“Not Today” was the theme United States Air Force Major General Anthony W. Genatempo used in his presentation to eighth grade honors students at Carl Sandburg Middle School.
He was “just a kid from Old Bridge,” and now he is on the front line of nuclear deterrence and defense strategy.
Genatempo is the commander of the Air Force Nuclear Weapons Center, and Air Force program executive officer for Strategic Systems, at Kirtland Air Force Base in New Mexico.
Genatempo is a decorated officer, earning several major awards and decorations including the Distinguished Service Medal.
He is also an alumnus of Old Bridge Township Public Schools, having graduated from Madison Central High School in 1986.
Genatempo spoke to two groups on Dec. 10. He first spoke to the Old Bridge High School Air Force Junior ROTC students, who listened attentively in their crisp blue dress uniforms as the two-star major general detailed his responsibility to build, test, and deliver every ICBM, every cruise missile, and every nuclear-enabled weapon dropped from an aircraft in America’s arsenal.
“It’s the most important job I’ll ever have in my entire life,” he told the students.
Genatempo explained how the U.S. uses nuclear weapons as a deterrent to prevent adversaries from using their nuclear weapons against the United States. He spoke about the challenges the United States faces today from adversaries such as Russia, China and North Korea. The United States stays on the cutting edge of nuclear capability and technology so that other nations, when deciding if today is the day they will attack the United States, come to the conclusion, every day, that it is “not today.”
While Genatempo repeated his presentation to both the AFJORTC and Sandburg’s eighth graders, the program wasn’t totally nuclear. Genatempo is, after all, a man who once, “sat in those very seats in high school,” as he said.
Genatempo and Carl Sandburg Middle School Social Studies teacher Chris LoNigro, a longtime friend of Genatempo, and who put together the event, swapped stories about growing up together at Jonas Salk Middle School and Madison Central High School, with Genatempo even hinting that LoNigro was a little goofy back in school.
LoNigro, a popular teacher known for his energy and enthusiasm, admitted what Genatempo said was true, which generated chuckles from the audience.
Both Genatempo and LoNigro drove home the point that students could do anything they put their mind to. That they can get to their dream one day, but must be prepared to be flexible getting there.

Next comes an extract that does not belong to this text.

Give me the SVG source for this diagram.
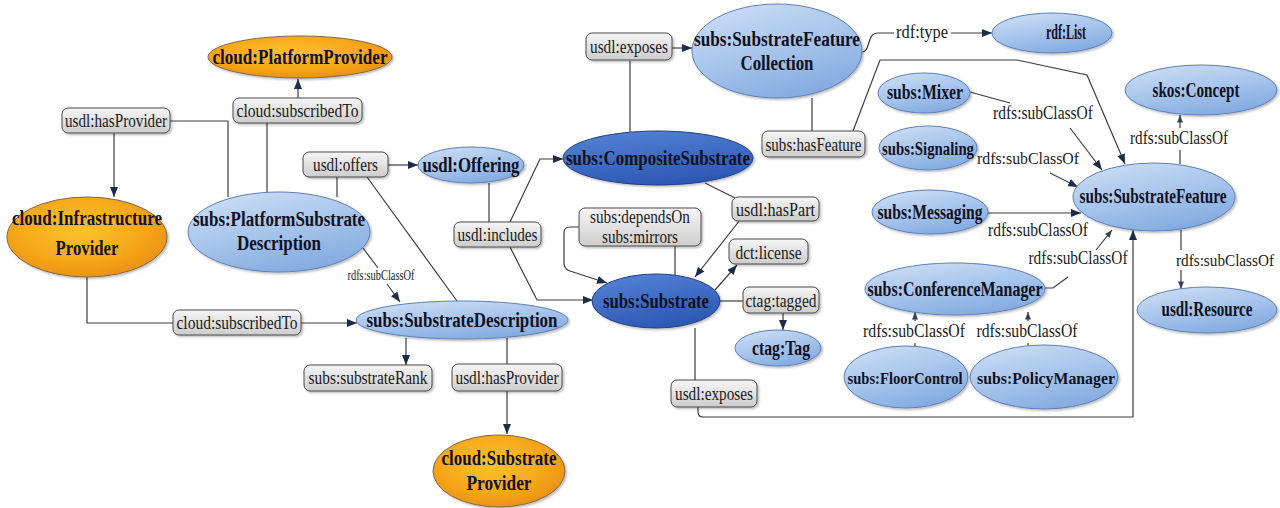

Genatempo, for instance, did not gain admittance to the Air Force Academy, but he found a different path to the Air Force through the Rutgers University AFROTC program. His dream was to achieve the rank of colonel, but he did his job, and did it well, and life took him much higher up the Air Force chain of command.
“Have something out in front of you,” Genatempo said. “There’s a lot of different ways to get there, as long as you have persistence.”
The path to your dream can also start at any time. Genatempo said his desire for an Air Force career started at a simple eighth grade career day at his middle school, where he decided to talk to the representatives at the Air Force table. Now he does his best to keep the world safe from nuclear weapons every day, one day at a time.
“Someday you will grow up and be asked to do something awesome too,” he told the students.
In a touching moment after his two presentations, Genatempo spoke fondly of LoNigro’s achievements as a teacher and presented him with an Air Force challenge coin.
“He’s going to make me cry,” LoNigro said later.
Then, LoNigro and Old Bridge High School Vice Principal Sally Fazio surprised Genatempo with a nomination to this year’s Old Bridge Wall Of Fame. Two nominees will be chosen from a nomination pool in March 2022 and inducted the following May.
- This information was provided by Old Bridge Township Public Schools.